◆ Given task ◆
Reproduce the material word for word; the images stay out.

** START Data excerpt **

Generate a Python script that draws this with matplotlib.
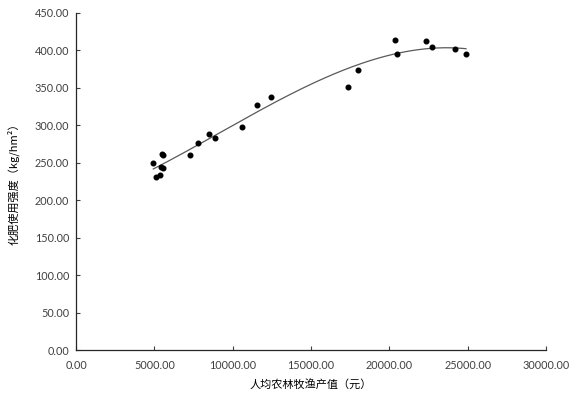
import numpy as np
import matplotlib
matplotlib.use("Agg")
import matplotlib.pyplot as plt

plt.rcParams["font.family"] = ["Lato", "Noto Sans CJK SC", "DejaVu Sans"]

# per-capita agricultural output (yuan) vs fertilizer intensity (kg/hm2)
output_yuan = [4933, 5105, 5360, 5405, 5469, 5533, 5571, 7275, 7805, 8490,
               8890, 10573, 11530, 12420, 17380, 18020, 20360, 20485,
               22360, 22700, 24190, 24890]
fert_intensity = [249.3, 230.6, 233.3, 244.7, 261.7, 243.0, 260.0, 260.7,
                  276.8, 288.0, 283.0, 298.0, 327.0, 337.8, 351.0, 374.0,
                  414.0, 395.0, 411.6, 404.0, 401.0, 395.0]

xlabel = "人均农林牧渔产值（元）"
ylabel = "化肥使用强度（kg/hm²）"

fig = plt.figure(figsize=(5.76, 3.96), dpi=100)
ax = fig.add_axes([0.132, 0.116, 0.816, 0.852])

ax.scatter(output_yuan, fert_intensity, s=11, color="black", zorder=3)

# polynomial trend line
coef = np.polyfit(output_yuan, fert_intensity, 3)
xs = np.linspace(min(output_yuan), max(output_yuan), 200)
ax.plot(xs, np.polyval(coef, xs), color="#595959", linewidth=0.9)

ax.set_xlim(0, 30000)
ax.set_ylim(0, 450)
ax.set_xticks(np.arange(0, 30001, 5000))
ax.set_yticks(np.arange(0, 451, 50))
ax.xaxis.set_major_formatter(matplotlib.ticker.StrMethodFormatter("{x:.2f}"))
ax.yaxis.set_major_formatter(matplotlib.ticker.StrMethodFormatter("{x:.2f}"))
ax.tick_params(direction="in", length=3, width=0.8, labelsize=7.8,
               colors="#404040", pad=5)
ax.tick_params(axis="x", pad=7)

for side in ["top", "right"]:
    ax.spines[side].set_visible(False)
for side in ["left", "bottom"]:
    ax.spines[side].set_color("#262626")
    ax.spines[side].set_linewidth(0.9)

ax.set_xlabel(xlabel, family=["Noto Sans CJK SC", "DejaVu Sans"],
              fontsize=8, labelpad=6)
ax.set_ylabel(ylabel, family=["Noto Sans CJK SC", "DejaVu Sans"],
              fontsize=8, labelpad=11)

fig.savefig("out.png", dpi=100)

** END Data excerpt **

◆ Answer to the task ◆
Generate a Python script that draws this with matplotlib.
import numpy as np
import matplotlib
matplotlib.use("Agg")
import matplotlib.pyplot as plt

plt.rcParams["font.family"] = ["Lato", "Noto Sans CJK SC", "DejaVu Sans"]

# per-capita agricultural output (yuan) vs fertilizer intensity (kg/hm2)
output_yuan = [4933, 5105, 5360, 5405, 5469, 5533, 5571, 7275, 7805, 8490,
               8890, 10573, 11530, 12420, 17380, 18020, 20360, 20485,
               22360, 22700, 24190, 24890]
fert_intensity = [249.3, 230.6, 233.3, 244.7, 261.7, 243.0, 260.0, 260.7,
                  276.8, 288.0, 283.0, 298.0, 327.0, 337.8, 351.0, 374.0,
                  414.0, 395.0, 411.6, 404.0, 401.0, 395.0]

xlabel = "人均农林牧渔产值（元）"
ylabel = "化肥使用强度（kg/hm²）"

fig = plt.figure(figsize=(5.76, 3.96), dpi=100)
ax = fig.add_axes([0.132, 0.116, 0.816, 0.852])

ax.scatter(output_yuan, fert_intensity, s=11, color="black", zorder=3)

# polynomial trend line
coef = np.polyfit(output_yuan, fert_intensity, 3)
xs = np.linspace(min(output_yuan), max(output_yuan), 200)
ax.plot(xs, np.polyval(coef, xs), color="#595959", linewidth=0.9)

ax.set_xlim(0, 30000)
ax.set_ylim(0, 450)
ax.set_xticks(np.arange(0, 30001, 5000))
ax.set_yticks(np.arange(0, 451, 50))
ax.xaxis.set_major_formatter(matplotlib.ticker.StrMethodFormatter("{x:.2f}"))
ax.yaxis.set_major_formatter(matplotlib.ticker.StrMethodFormatter("{x:.2f}"))
ax.tick_params(direction="in", length=3, width=0.8, labelsize=7.8,
               colors="#404040", pad=5)
ax.tick_params(axis="x", pad=7)

for side in ["top", "right"]:
    ax.spines[side].set_visible(False)
for side in ["left", "bottom"]:
    ax.spines[side].set_color("#262626")
    ax.spines[side].set_linewidth(0.9)

ax.set_xlabel(xlabel, family=["Noto Sans CJK SC", "DejaVu Sans"],
              fontsize=8, labelpad=6)
ax.set_ylabel(ylabel, family=["Noto Sans CJK SC", "DejaVu Sans"],
              fontsize=8, labelpad=11)

fig.savefig("out.png", dpi=100)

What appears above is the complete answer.